Cuántas veces, con mis viejos amigos y amigas, hablamos de vivir todos juntos cuando estuviéramos viejos. Cuántas veces, en una de estas comidas que nos reunían, hacíamos bromas de cómo sería nuestra casa comunitaria, cómo queríamos morir, pero, sobre todo, cómo queríamos vivir justo antes de morir.
Y sí, era un proyecto colectivo, un poco a la semejanza de la película que está en cine actualmente llamada ‘¿Y si vivimos todos juntos?’. Una comedia triste, algo banal y, sin embargo, valiente por mostrar a estos grandes actores de mi generación: hombres y mujeres ya viejos, ya marcados por los inclementes años y los estragos de la vejez.
Ahí está el fatal cáncer, la aparición lenta pero inexorable de la demencia senil, la tensión alta, la sexualidad siempre presente, sí, claro que sí, siempre presente y al mismo tiempo tan encubierta -de esto no se habla cuando uno, y mucho menos una, tiene 70 años-. Y los defectos, estos que con los años se vuelven insoportables para el entorno.
Pero está también la amistad, que logra perdurar a pesar de todo. La amistad, que nos salva de saber que la muerte está ahí, a la vuelta de la esquina, y que solo ella logra vencer por un rato la idea de la muerte o por lo menos hacerla soportable.
Y sí, pensé mucho en los numerosos proyectos que, parecidos, construimos imaginariamente con algunos muy buenos amigos.
Teníamos clara la compra de un terreno, en tierras ni muy cálidas, ni muy frías, ni muy cerca, ni muy lejos de una ciudad; teníamos clara la construcción de una casona en medio de un entorno verde, donde cada uno pudiera tener su rincón individual -todos y todas ya habíamos superado las épocas del comunitarismo hippy y aprendido a gozar del delicioso individualismo-, previendo, eso sí, lugares comunes, talvez un salón grande con todas las comodidades modernas, para cine y música, que nos permitiría seguir debatiendo de política, de literatura, de música, saboreando un buen vino o ron cubano.
Estaría también una gran cocina colectiva. No hay nada más rico que cocinar juntos. Y me acuerdo de que también pensábamos en alguna hierbita milagrosa, no tanto para los dolores de estómago, sino para aquellos del alma.
Todos y todas teníamos entre 35 y 40 años cuando soñábamos. Hoy, todos tenemos entre 65 y 75 años. Nunca perdí contacto con estos viejos amigos de mis primeras décadas colombianas. Uno de ellos ya no está. Y ya es tarde. Ya sabemos que ya es tarde.

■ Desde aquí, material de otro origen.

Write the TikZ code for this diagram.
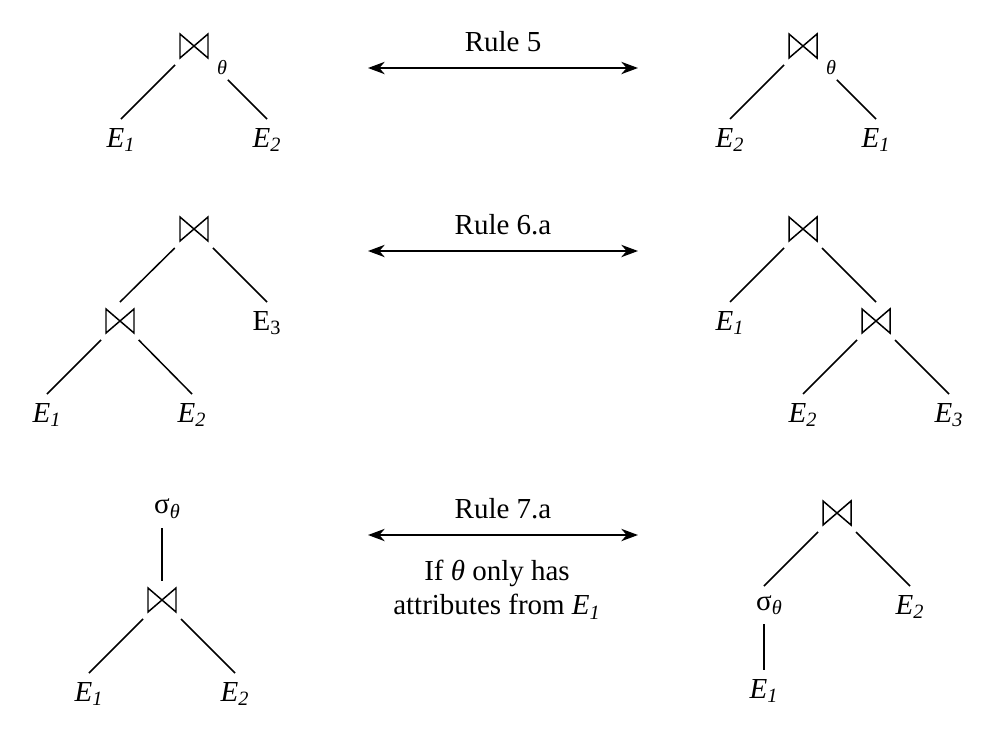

Cuando nos volvemos a encontrar todos, ya no hablamos de ese viejo proyecto, talvez porque nos da rabia con la vida que nos invadió, que nos asaltó y no nos dejó dar salida a este sueño que hubiera debido concretarse antes de que fuera tarde. Porque, además, este sueño, que nos habitó en los años 70 y 80, debería volver a pensarse para muchos de nosotros, muchas de nosotras, cuando lo único que hay en el horizonte es una vejez solitaria y algo amarga.